Been in the hobby a couple of decades now and have been witnessing a strange phenomenon. When there is an automated stop or a switching system where one train stops and another continues, everyone congregates at this one location as if waiting for something to go wrong or fail. I never understood why this occurs but it is humorous to watch this happen.


----------



## toddalin (Jan 4, 2008)

Posted By DennisB on 01 Oct 2013 02:05 PM 
Been in the hobby a couple of decades now and have been witnessing a strange phenomenon. When there is an automated stop or a switching system where one train stops and another continues, everyone congregates at this one location as if waiting for something to go wrong or fail. I never understood why this occurs but it is humorous to watch this happen. 

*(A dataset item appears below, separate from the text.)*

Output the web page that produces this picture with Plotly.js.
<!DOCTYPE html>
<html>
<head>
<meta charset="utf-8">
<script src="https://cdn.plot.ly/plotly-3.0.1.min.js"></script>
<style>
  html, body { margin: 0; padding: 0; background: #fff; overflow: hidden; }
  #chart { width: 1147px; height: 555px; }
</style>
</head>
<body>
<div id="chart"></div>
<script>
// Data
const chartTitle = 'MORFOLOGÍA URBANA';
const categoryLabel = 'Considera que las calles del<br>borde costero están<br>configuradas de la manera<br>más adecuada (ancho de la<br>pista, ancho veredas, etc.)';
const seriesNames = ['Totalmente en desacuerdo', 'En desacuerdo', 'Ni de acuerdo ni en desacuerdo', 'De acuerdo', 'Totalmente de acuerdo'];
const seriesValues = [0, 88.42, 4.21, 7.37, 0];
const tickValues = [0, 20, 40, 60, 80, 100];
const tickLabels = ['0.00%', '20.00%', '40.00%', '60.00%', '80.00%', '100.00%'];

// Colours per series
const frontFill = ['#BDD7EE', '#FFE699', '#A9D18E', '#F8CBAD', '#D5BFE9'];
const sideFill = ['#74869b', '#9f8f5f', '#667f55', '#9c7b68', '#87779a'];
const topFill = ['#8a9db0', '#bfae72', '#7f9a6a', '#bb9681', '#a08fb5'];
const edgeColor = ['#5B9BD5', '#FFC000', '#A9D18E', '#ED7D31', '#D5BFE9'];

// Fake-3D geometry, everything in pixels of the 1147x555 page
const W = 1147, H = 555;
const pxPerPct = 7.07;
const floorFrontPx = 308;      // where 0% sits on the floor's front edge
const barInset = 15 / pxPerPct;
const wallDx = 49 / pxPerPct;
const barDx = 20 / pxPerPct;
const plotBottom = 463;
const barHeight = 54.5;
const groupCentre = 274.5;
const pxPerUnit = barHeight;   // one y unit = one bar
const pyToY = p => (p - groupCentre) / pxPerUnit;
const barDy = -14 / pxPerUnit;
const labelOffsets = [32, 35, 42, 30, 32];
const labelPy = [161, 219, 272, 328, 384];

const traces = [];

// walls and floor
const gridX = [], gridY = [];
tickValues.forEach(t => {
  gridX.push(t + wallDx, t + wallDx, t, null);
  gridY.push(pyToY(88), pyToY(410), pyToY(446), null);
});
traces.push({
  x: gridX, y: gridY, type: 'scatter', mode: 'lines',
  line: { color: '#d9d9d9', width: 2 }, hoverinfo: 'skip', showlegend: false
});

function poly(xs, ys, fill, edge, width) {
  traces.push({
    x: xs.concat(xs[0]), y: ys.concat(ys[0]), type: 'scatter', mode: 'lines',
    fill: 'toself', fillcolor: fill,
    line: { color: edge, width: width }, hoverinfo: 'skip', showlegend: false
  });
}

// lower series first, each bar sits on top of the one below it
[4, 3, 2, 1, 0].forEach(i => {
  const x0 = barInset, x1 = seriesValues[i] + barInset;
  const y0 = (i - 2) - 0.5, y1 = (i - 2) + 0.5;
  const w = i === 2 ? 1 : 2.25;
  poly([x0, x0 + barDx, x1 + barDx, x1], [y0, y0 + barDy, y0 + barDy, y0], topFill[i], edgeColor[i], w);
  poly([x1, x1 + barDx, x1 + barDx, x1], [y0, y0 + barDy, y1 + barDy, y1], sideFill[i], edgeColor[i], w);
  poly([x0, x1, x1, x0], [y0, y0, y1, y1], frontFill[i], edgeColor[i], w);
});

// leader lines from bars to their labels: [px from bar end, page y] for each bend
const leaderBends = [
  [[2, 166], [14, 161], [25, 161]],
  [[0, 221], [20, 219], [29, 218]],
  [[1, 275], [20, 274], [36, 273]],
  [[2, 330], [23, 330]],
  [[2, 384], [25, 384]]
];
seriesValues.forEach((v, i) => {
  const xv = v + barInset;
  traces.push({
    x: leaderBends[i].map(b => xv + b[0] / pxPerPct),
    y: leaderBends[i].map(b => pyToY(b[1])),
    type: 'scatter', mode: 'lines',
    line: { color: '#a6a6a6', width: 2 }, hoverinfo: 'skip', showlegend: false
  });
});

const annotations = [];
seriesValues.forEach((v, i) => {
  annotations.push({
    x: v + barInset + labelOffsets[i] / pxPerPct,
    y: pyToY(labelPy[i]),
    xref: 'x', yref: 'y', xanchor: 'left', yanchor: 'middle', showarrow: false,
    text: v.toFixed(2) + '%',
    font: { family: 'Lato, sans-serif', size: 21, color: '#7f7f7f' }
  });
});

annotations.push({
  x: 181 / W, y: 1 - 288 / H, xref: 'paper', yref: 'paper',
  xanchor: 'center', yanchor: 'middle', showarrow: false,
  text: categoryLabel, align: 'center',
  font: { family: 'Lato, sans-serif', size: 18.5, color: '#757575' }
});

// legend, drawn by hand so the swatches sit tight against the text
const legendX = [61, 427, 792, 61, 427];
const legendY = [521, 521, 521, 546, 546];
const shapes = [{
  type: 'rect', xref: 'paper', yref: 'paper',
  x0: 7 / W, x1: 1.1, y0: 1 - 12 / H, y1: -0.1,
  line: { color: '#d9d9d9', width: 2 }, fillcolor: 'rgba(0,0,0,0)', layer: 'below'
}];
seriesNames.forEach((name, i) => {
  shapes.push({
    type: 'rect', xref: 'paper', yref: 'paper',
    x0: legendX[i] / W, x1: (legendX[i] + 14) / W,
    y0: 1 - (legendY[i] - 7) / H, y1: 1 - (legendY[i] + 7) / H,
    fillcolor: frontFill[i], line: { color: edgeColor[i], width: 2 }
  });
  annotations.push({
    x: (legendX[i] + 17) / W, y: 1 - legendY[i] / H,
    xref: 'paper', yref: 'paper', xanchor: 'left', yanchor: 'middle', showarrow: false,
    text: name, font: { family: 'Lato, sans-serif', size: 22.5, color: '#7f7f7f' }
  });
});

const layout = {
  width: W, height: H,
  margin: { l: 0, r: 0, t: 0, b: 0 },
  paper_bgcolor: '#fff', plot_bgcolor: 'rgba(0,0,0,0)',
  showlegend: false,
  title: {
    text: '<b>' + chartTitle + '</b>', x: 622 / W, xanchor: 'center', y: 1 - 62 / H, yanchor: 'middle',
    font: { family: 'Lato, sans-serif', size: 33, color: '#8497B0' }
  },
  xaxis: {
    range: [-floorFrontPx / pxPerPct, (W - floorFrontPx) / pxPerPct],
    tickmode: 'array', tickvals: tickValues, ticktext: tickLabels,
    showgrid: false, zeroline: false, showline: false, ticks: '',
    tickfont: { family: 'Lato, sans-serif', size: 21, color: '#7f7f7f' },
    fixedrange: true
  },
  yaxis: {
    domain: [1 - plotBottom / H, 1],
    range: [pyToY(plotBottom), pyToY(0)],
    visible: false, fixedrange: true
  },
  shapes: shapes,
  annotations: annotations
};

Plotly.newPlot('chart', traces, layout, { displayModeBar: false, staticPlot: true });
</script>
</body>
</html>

This is exactly what happens at my 30 degree crossing. Whichever train gets there first, the other stops and waits it out before proceeding. The other spot is where two trains "leap frog" as one returns to the station, the turnouts throw, and the other train leaves in the opposite direction.

People will watch those spots for the longest time, probably waiting to the inevitable accident that just doesn't occur.


----------



## BigRedOne (Dec 13, 2012)

Not sure the OP wants more complexity, but stopping and starting by interrupting power is very hard on equipment, particularly the locomotive's drivetrain. 

Thus to avoid undue wear and improve realism, a gradual stop and start are needed. 

I would also wish to maintain illumination and sound in the stopped train, and I think at this point some type of digital control is required.


----------



## Del Tapparo (Jan 4, 2008)

Posted By BigRedOne on 01 Oct 2013 04:07 PM 
Not sure the OP wants more complexity, but stopping and starting by interrupting power is very hard on equipment, particularly the locomotive's drivetrain. 

Thus to avoid undue wear and improve realism, a gradual stop and start are needed. 

I would also wish to maintain illumination and sound in the stopped train, and I think at this point some type of digital control is required. 
No. Battery power is required. G-Scale Graphics RailBoss. Gradual starts and stops, full illumination of the headlight, and of course sounds continue, during the stop. Also, random stops. So the kid's (0r you) never know when it will stop for sure. They gather at the station awaiting the stop, and it doesn't happen! Tricked you !


----------



## Dan Pierce (Jan 2, 2008)

Most LGB engines will not lock the gears when power is removed, they tend to coast when power is removed. 
When looking at used engines I try to manually turn the wheels to check the gears and I have only been able to do this with LGB engines. 

And I have a 8 car train with the LGB toytrain cow engine doing this stop and go for 10 years and still the original gears. And all the rolling stock has metal gears meaning extra weight.


----------



## East Broad Top (Dec 29, 2007)

Depending on the automation control you use, it will either gradually slow things down or shut them off. The RR-Concepts and Dallee stuff I mentioned have the capacity for smooth starts and stops. 

Later, 

K


----------



## toddalin (Jan 4, 2008)

Even those methods that do not have a gradual stop/start can be "doctored" to help with this. For example, I put in-rush supressors on these points so the voltage ramps up (but very quickly) when power is applied. Capacitors, resistors, and diodes can also be used in various capacities to aid in the transition.


----------